Sometimes I’ll train at a company that’s creating a data engineering team. The team often includes a Data Scientist.
I’ll always make a note to talk to the Data Scientist about their experience and interactions with the team before I arrived. These Data Scientists are recent hires – within the last 6 months. A clear theme is that their time is under-utilized. They’ve been waiting for 2-6 months for a Data Engineer to create the data pipeline for them.
The trouble is that the definition of Data Scientist is highly variable. For some, it means a person with some programming skills that has math skills. With Data Scientists, the programming and distributed system skill level is incredibly variable. They can range from people with a CS degree to beginner programmers.

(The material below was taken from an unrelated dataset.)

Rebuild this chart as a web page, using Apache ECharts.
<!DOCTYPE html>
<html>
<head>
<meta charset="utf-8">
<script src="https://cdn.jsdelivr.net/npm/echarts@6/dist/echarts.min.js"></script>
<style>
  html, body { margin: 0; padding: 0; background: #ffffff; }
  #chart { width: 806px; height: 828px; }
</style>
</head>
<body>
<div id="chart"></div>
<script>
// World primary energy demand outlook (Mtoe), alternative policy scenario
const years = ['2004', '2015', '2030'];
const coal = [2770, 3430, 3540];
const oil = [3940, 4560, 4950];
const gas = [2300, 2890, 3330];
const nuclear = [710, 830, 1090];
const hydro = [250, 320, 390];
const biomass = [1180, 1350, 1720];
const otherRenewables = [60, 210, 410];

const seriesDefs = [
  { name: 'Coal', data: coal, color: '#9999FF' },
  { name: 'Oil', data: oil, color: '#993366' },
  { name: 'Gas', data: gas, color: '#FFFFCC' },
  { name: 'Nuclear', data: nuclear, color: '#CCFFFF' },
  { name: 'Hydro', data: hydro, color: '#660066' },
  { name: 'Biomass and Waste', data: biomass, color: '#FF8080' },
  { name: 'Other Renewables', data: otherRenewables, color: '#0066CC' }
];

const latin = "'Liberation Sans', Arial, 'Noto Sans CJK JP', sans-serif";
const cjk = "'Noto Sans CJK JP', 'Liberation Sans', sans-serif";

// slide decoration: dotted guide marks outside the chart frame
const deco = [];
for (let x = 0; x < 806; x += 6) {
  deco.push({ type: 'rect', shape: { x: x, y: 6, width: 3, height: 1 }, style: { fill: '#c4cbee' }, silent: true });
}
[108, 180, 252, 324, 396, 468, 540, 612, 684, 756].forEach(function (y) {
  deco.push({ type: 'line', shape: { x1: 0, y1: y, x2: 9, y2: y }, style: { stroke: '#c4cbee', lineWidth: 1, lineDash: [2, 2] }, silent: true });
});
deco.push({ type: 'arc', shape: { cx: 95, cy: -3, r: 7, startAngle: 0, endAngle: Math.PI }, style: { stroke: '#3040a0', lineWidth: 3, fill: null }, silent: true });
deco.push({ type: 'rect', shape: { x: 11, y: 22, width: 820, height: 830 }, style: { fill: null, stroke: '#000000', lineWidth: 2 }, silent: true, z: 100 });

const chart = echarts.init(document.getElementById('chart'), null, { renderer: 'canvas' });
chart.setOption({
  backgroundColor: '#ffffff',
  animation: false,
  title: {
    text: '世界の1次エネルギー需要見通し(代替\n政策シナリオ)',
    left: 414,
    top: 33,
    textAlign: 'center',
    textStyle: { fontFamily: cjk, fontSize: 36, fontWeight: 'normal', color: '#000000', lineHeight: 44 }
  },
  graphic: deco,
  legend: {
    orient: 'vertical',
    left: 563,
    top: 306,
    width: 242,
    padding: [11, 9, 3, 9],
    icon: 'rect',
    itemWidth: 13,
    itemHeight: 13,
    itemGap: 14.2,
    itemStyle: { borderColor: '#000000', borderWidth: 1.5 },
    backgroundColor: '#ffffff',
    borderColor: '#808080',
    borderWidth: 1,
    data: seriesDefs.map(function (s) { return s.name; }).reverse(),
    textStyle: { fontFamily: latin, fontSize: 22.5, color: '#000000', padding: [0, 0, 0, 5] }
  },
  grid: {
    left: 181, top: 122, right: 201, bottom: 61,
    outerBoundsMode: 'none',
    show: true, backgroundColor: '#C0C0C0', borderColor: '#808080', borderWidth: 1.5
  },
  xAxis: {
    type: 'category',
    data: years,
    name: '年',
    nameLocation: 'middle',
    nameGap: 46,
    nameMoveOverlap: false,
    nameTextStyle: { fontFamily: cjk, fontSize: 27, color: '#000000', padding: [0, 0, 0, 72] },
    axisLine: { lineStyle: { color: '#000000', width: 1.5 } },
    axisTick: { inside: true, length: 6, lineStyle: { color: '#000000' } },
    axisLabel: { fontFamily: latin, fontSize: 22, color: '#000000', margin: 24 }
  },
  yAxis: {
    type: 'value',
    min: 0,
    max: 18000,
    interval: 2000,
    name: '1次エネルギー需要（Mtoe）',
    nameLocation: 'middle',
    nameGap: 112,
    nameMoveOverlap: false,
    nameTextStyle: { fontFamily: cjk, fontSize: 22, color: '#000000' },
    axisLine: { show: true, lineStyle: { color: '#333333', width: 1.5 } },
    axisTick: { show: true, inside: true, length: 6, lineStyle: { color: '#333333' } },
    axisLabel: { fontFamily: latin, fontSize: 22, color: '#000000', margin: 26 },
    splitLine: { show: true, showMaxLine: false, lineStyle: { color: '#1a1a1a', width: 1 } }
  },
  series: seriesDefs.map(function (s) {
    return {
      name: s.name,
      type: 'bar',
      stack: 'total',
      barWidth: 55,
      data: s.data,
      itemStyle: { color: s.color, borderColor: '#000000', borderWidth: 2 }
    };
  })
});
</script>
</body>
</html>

These beginner to intermediate programmers will have the most difficulty in creating the data pipeline. They’re lacking the programming, distributed systems, and Big Data skills to create a data pipeline because that’s a complex endeavor; they’re not lacking the math or statistical skills.
These inabilities lead to issues all around. The Data Scientist expected the data pipeline to already be created when they were hired. They’re used to creating the models and not the hardcore data engineering that’s needed. They’re consumers of the pipeline and the creators of the pipeline. The company and managers are expecting the Data Scientist to create the data pipeline.

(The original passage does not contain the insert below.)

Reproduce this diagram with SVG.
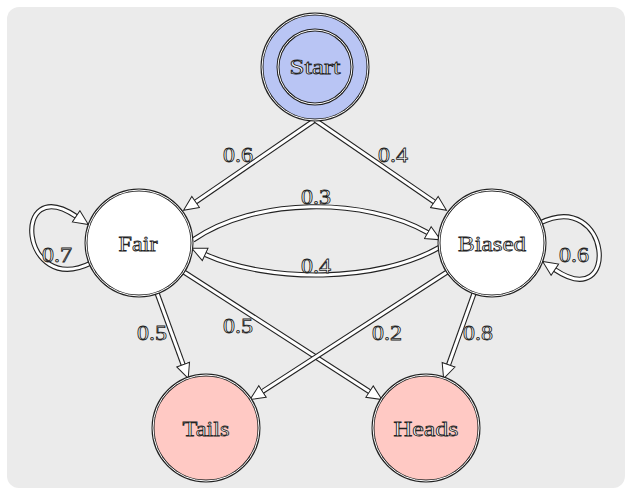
<svg xmlns="http://www.w3.org/2000/svg" width="632" height="495" viewBox="0 0 632 495">
<defs>
<style>
.bg{fill:#ebebeb}
.ring{fill:none;stroke:#222;stroke-width:3}
.ringin{fill:none;stroke:#fff;stroke-width:1}
.eo{fill:none;stroke:#222;stroke-width:5.2}
.ei{fill:none;stroke:#fff;stroke-width:3}
.t{font-family:"Liberation Serif","DejaVu Serif",serif;font-size:22px;fill:#fff;stroke:#222;stroke-width:0.8;text-anchor:middle}
</style>
<marker id="ah" markerUnits="userSpaceOnUse" markerWidth="20" markerHeight="20" refX="1" refY="8" orient="auto" viewBox="0 0 20 16">
<polygon points="0.8,1.2 15.5,8 0.8,14.8" fill="#fff" stroke="#222" stroke-width="1"/>
</marker>
</defs>
<rect class="bg" x="7" y="7" width="618" height="481" rx="12"/>
<g id="connectors">
<path class="eo" d="M315,120 L195.5,202.1"/>
<path class="ei" d="M315,120 L195.5,202.1" marker-end="url(#ah)"/>
<path class="eo" d="M315,120 L434.5,202.1"/>
<path class="ei" d="M315,120 L434.5,202.1" marker-end="url(#ah)"/>
<path class="eo" d="M193,240 C255,197 365,197 428,232.7"/>
<path class="ei" d="M193,240 C255,197 365,197 428,232.7" marker-end="url(#ah)"/>
<path class="eo" d="M440,247 C378,283 268,283 205,254.3"/>
<path class="ei" d="M440,247 C378,283 268,283 205,254.3" marker-end="url(#ah)"/>
<path class="eo" d="M91,263 C20,298 10,172 76.3,216.4"/>
<path class="ei" d="M91,263 C20,298 10,172 76.3,216.4" marker-end="url(#ah)"/>
<path class="eo" d="M540,223 C611,188 621,314 554.7,269.6"/>
<path class="ei" d="M540,223 C611,188 621,314 554.7,269.6" marker-end="url(#ah)"/>
<path class="eo" d="M157,293 L183.2,364.8"/>
<path class="ei" d="M157,293 L183.2,364.8" marker-end="url(#ah)"/>
<path class="eo" d="M183.5,271.7 L369.7,391.7"/>
<path class="ei" d="M183.5,271.7 L369.7,391.7" marker-end="url(#ah)"/>
<path class="eo" d="M447.5,271.8 L262.3,391.6"/>
<path class="ei" d="M447.5,271.8 L262.3,391.6" marker-end="url(#ah)"/>
<path class="eo" d="M474.2,292.9 L448.5,364.9"/>
<path class="ei" d="M474.2,292.9 L448.5,364.9" marker-end="url(#ah)"/>
<text class="t" x="238" y="162" textLength="30" lengthAdjust="spacingAndGlyphs">0.6</text>
<text class="t" x="393" y="162" textLength="30" lengthAdjust="spacingAndGlyphs">0.4</text>
<text class="t" x="316" y="204" textLength="30" lengthAdjust="spacingAndGlyphs">0.3</text>
<text class="t" x="316" y="273" textLength="30" lengthAdjust="spacingAndGlyphs">0.4</text>
<text class="t" x="57" y="262" textLength="30" lengthAdjust="spacingAndGlyphs">0.7</text>
<text class="t" x="574" y="262" textLength="30" lengthAdjust="spacingAndGlyphs">0.6</text>
<text class="t" x="152" y="340" textLength="30" lengthAdjust="spacingAndGlyphs">0.5</text>
<text class="t" x="238" y="333" textLength="30" lengthAdjust="spacingAndGlyphs">0.5</text>
<text class="t" x="387" y="340" textLength="30" lengthAdjust="spacingAndGlyphs">0.2</text>
<text class="t" x="478" y="340" textLength="30" lengthAdjust="spacingAndGlyphs">0.8</text>
</g>
<g id="start">
<circle cx="315" cy="67" r="53" fill="#b9c5f4"/>
<circle class="ring" cx="315" cy="67" r="53"/>
<circle class="ringin" cx="315" cy="67" r="53"/>
<circle class="ring" cx="315" cy="67" r="37"/>
<circle class="ringin" cx="315" cy="67" r="37"/>
<text class="t" x="315" y="74" textLength="51" lengthAdjust="spacingAndGlyphs">Start</text>
</g>
<g id="fair">
<circle cx="139" cy="243" r="53" fill="#fff"/>
<circle class="ring" cx="139" cy="243" r="53"/>
<circle class="ringin" cx="139" cy="243" r="53"/>
<text class="t" x="138" y="251" textLength="39" lengthAdjust="spacingAndGlyphs">Fair</text>
</g>
<g id="biased">
<circle cx="492" cy="243" r="53" fill="#fff"/>
<circle class="ring" cx="492" cy="243" r="53"/>
<circle class="ringin" cx="492" cy="243" r="53"/>
<text class="t" x="492" y="251" textLength="68" lengthAdjust="spacingAndGlyphs">Biased</text>
</g>
<g id="tails">
<circle cx="206" cy="428" r="53" fill="#ffc9c4"/>
<circle class="ring" cx="206" cy="428" r="53"/>
<circle class="ringin" cx="206" cy="428" r="53"/>
<text class="t" x="206" y="436" textLength="47" lengthAdjust="spacingAndGlyphs">Tails</text>
</g>
<g id="heads">
<circle cx="426" cy="428" r="53" fill="#ffc9c4"/>
<circle class="ring" cx="426" cy="428" r="53"/>
<circle class="ringin" cx="426" cy="428" r="53"/>
<text class="t" x="426" y="436" textLength="65" lengthAdjust="spacingAndGlyphs">Heads</text>
</g>
</svg>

When I’ve encountered this issue, the Data Scientist has been idle for 2-6 months. After about 6 months they’ll quit. They haven’t done any of the cool stuff they thought they were signing on for. At small companies, this spells the end of the Big Data foray.
My suggestion is to make sure you have a data pipeline before hiring your first Data Scientist. This will require you to create a data engineering team, before or at the same, as you’re creating a data science team. At a minimum, you need to inventory your datasets and make them available before hiring a Data Scientist.